A Bulgarian court is due to deliver its verdict Monday in a trial over a deadly 2012 bus bomb attack on Israeli tourists at the country’s Burgas airport.

The attack in July 2012 killed five Israelis including a pregnant woman, their Bulgarian bus driver and the man who carried the explosive, and left over 35 people injured.

It was the deadliest against Israelis abroad since 2004.

Prosecutors are demanding the maximum possible sentence — life without parole — for two suspects who fled Bulgaria and are being tried in absentia.

Bulgarian and Israeli authorities blamed the attack on the Lebanese Shiite movement Hezbollah, playing a part in a subsequent European Union decision to blacklist Hezbollah’s military wing as a “terrorist” organisation.

A DNA analysis identified the bomber as 23-year-old Franco-Lebanese national Mohamad Hassan El-Husseini.

Airport CCTV footage showed him wandering inside the airport’s arrivals hall with a backpack on his back shortly before the explosion that tore through a bus outside the terminal that was headed to Sunny Beach, a popular summer destination on the Black Sea.

According to witness accounts, he tried to put his backpack inside the luggage compartment of the bus full of Israelis when it exploded.

The tourists who were killed were all in their twenties, except for a pregnant 42-year-old woman.

Prosecutors were unable to determine if the explosive was triggered by the bomber or remotely detonated by one of two men, who had also helped him to assemble the explosive device.

The two were identified as Lebanese-Australian Meliad Farah, 31 at the time of the attack, and Lebanese-Canadian Hassan El Hajj Hassan, 24, and were charged in mid-2016 as El-Husseini’s accomplices.

They were put on trial in absentia in January 2018 for a terrorist attack and manslaughter but were never tracked down.,According to an investigation into the bombing, they arrived in Bulgaria from Romania in June 2012, and left again on the evening after the attack.

Prosecutor Evgenia Shtarkelova told reporters last week she “pleaded for the heaviest punishment because I consider that this terrorist act deserves to be punished in the heaviest possible way.”

A public defender for Hassan, lawyer Zhanet Zhelyazkova, countered that evidence for her client’s alleged complicity with the attack was “only circumstantial.”

Shtarkelova however said that the nature of the explosive device, the fake US driver’s licences used by the two men, their Lebanese descent and some family ties “link both defendants (…) and the attack to the terrorist organisation Hezbollah.”

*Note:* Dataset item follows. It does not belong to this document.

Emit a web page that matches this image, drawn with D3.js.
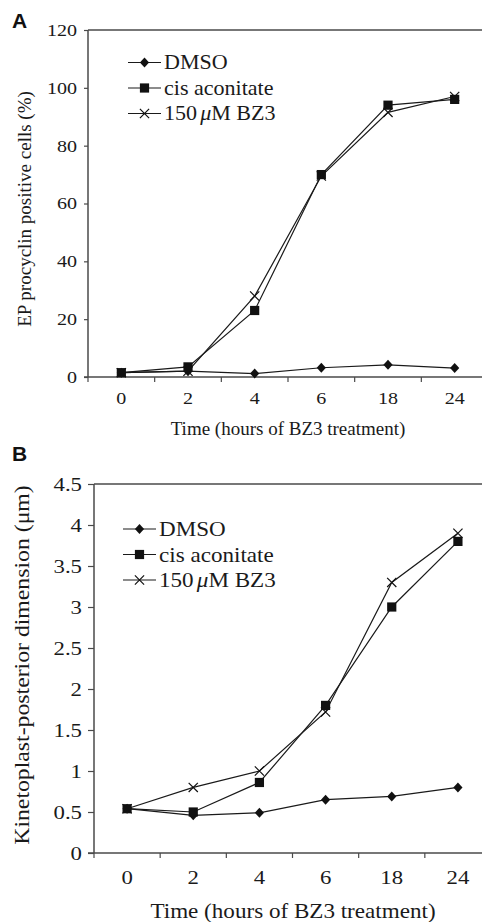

The investigation into the attack found that the fake licences were made by the same printer at a university in Lebanon. It also said the suspects received money from people linked to Hezbollah.

In recent comments on the case, Bulgaria’s chief prosecutor Ivan Geshev stressed that Hezbollah was behind the attack “in terms of logistics and financing”.

The prosecution confirmed that it had no clue about the two men’s whereabouts and that they are still sought on an Interpol red notice.

Judge Adelina Ivanova will deliver the verdict and hand down the sentences on Monday.

The court ruling is still subject to appeal to a higher court.